Tom DeLay & the Right-to-Die

Sunday, March 27, 2005

Tom DeLay & the Right-to-Die

If you haven't read this elsewhere already, in 1988 Tom DeLay and his family stopped medical treatment and allowed Charles DeLay, Tom's father, to die after a freak accident that caused him severe brain damage.

The DeLay case and the Schiavo case are not mirror images of one another, but there are plenty of similarities, all of which are especially relevant when considering Tom DeLay's character assassination of Michael Schiavo. Unfortunately, DeLay knows what it is like to be in a painful situation with an incapacitated family member.
In 1988, however, there was no such fiery rhetoric as [Congressman DeLay] quietly joined the sad family consensus to let his father die.

"There was no point to even really talking about it," Maxine DeLay, the congressman's 81-year-old widowed mother, recalled in an interview last week. "There was no way [Charles] wanted to live like that. Tom knew — we all knew — his father wouldn't have wanted to live that way."

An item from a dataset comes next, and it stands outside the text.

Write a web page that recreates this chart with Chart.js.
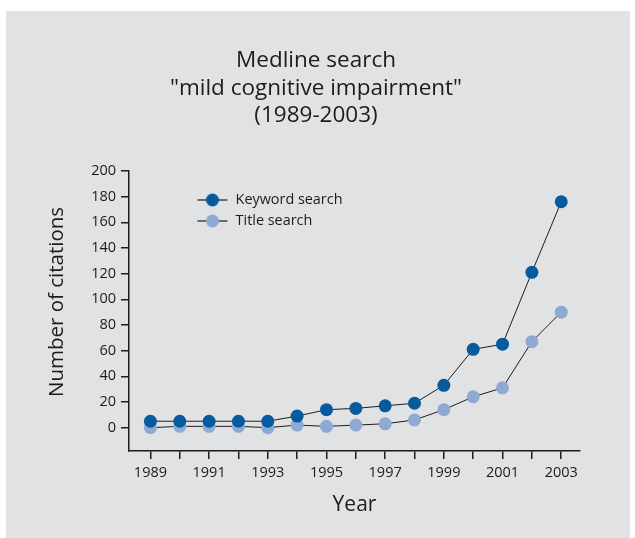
<!DOCTYPE html>
<html>
<head>
<meta charset="utf-8">
<script src="https://cdn.jsdelivr.net/npm/chart.js@4/dist/chart.umd.min.js"></script>
<style>
    html, body { margin: 0; padding: 0; background: #fff; }
    #panel { position: absolute; left: 6px; top: 11px; width: 624px; height: 527px; background: #e1e2e4; }
    #wrap { position: absolute; left: 0; top: 0; width: 635px; height: 538px; }
</style>
</head>
<body>
<div id="panel"></div>
<div id="wrap"><canvas id="chart" width="635" height="538"></canvas></div>
<script>
const years = [1989, 1990, 1991, 1992, 1993, 1994, 1995, 1996, 1997, 1998, 1999, 2000, 2001, 2002, 2003];
const keywordSearch = [5, 5, 5, 5, 5, 9, 14, 15, 17, 19, 33, 61, 65, 121, 176];
const titleSearch = [0, 1, 1, 1, 0, 2, 1, 2, 3, 6, 14, 24, 31, 67, 90];
const yTicks = [0, 20, 40, 60, 80, 100, 120, 140, 160, 180, 200];

const FONT = '"Open Sans", "Noto Sans", sans-serif';
const INK = '#1e1b1c';
const DARK = '#065a9e';
const LIGHT = '#8fa9d5';

// legend symbol: short line with a dot on it
function legendIcon(color) {
    const c = document.createElement('canvas');
    c.width = 32;
    c.height = 14;
    const g = c.getContext('2d');
    g.strokeStyle = INK;
    g.lineWidth = 1.2;
    g.beginPath();
    g.moveTo(1, 7);
    g.lineTo(31, 7);
    g.stroke();
    g.fillStyle = color;
    g.beginPath();
    g.arc(16, 7, 6.5, 0, Math.PI * 2);
    g.fill();
    return c;
}

const layoutFix = {
    id: 'layoutFix',
    afterLayout(chart) {
        // move legend into the upper left part of the plot
        const lg = chart.legend;
        const w = lg.right - lg.left, h = lg.bottom - lg.top;
        lg.left = 189.8; lg.top = 186.2;
        lg.right = lg.left + w; lg.bottom = lg.top + h;
        // y title sits left of the padded area and a bit above centre
        const ys = chart.scales.y;
        if (!ys._titleWrapped) {
            const orig = ys.drawTitle.bind(ys);
            ys.drawTitle = function () {
                this.ctx.save();
                this.ctx.translate(-7.3, -9);
                orig();
                this.ctx.restore();
            };
            ys._titleWrapped = true;
        }
    }
};

const ctx = document.getElementById('chart').getContext('2d');
new Chart(ctx, {
    type: 'line',
    data: {
        datasets: [{
            label: 'Keyword search',
            data: years.map((y, i) => ({ x: y, y: keywordSearch[i] })),
            borderColor: INK,
            borderWidth: 1,
            pointRadius: 6.5,
            pointBackgroundColor: DARK,
            pointBorderColor: DARK,
            pointBorderWidth: 0,
            tension: 0
        }, {
            label: 'Title search',
            data: years.map((y, i) => ({ x: y, y: titleSearch[i] })),
            borderColor: INK,
            borderWidth: 1,
            pointRadius: 6.5,
            pointBackgroundColor: LIGHT,
            pointBorderColor: LIGHT,
            pointBorderWidth: 0,
            tension: 0
        }]
    },
    options: {
        responsive: false,
        animation: false,
        layout: { padding: { left: 52, right: 55, top: 0, bottom: 0 } },
        scales: {
            x: {
                type: 'linear',
                min: 1988.27,
                max: 2003.64,
                afterBuildTicks: s => { s.ticks = years.map(v => ({ value: v })); },
                afterFit: s => { s.height = 87; },
                grid: { drawOnChartArea: false, drawTicks: true, tickLength: 8, color: INK, lineWidth: 1.5 },
                border: { display: true, color: INK, width: 1.5 },
                ticks: {
                    autoSkip: false,
                    maxRotation: 0,
                    padding: 5,
                    color: INK,
                    font: { family: FONT, size: 14.5 },
                    callback: v => (v % 2 === 1 ? String(v) : '')
                },
                title: {
                    display: true,
                    text: 'Year',
                    color: INK,
                    font: { family: FONT, size: 21 },
                    padding: { top: 0, bottom: 20 }
                }
            },
            y: {
                min: -18.2,
                max: 200,
                afterBuildTicks: s => { s.ticks = yTicks.map(v => ({ value: v })); },
                afterFit: s => { s.width = 77; },
                grid: { drawOnChartArea: false, drawTicks: true, tickLength: 8, color: INK, lineWidth: 1.5 },
                border: { display: true, color: INK, width: 1.5 },
                ticks: {
                    padding: 5,
                    color: INK,
                    font: { family: FONT, size: 14.5 },
                    callback: v => String(v)
                },
                title: {
                    display: true,
                    text: 'Number of citations',
                    color: INK,
                    font: { family: FONT, size: 20.5 },
                    padding: { top: 0, bottom: 0 }
                }
            }
        },
        plugins: {
            title: {
                display: true,
                text: ['Medline search', '"mild cognitive impairment"', '(1989-2003)'],
                color: INK,
                font: { family: FONT, size: 22.5, weight: 'normal', lineHeight: 1.22 },
                padding: { top: 47.3, bottom: 41.3 }
            },
            legend: {
                position: 'chartArea',
                align: 'start',
                labels: {
                    usePointStyle: true,
                    pointStyleWidth: 32,
                    padding: 6.6,
                    color: INK,
                    font: { family: FONT, size: 14.4 },
                    generateLabels: chart => Chart.defaults.plugins.legend.labels.generateLabels(chart).map(item => {
                        item.pointStyle = legendIcon(item.datasetIndex === 0 ? DARK : LIGHT);
                        return item;
                    })
                }
            },
            tooltip: { enabled: false }
        }
    },
    plugins: [layoutFix]
});
</script>
</body>
</html>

Doctors advised that he would "basically be a vegetable," said the congressman's aunt, JoAnne DeLay.
There were also these similarities: Both stricken patients were severely brain-damaged. Both were incapable of surviving without medical assistance. Both were said to have expressed a desire to be spared from being kept alive by artificial means. And neither of them had a living will.
DeLay's family was in agreement so the case was kept a private family matter, as these things should be. However, I do wonder how Tom DeLay would have felt if there had been a serious disagreement within his family over how to pursue his father's treatment, and if that disagreement eventually led to a court battle and congress intervening, with his father's face was plastered all over the national news for over a week. Or if members of congress attacked him personally for simply following what he believed to be his father's wishes? How would he feel about that? Without too much difficulty DeLay could put himself in Michael Schiavo's shoes, at the very least you'd think he'd have a little empathy. Nope, nada, zip. It would get in the way of using Schiavo as a political tool.

Columnist Daniel Ruth in today's Tampa Tribune in response to Tom DeLay's involvement in the Schiavo case.
[This is a] great political issue? Oh really?

Emotionally manipulating a brain-dead woman's tragic plight, lying about her condition, undermining the Constitution - all for a few lousy, stinking votes?

Terri Schiavo being lugged around like a GOP Bible Belt version of ``Weekend At Bernie's'' a winning political issue?

In North Korea, maybe.
Oddly enough, it also recently occured to me that the people protesting outside of Schiavo's hospice are outside of a hospice-- a place where people are sent for end-of-life care, where DNR/DNI orders abound. So why is it only Terri they are concerned about? What about the other 70-something people inside? Why don't they demand that the governor get involved with their care?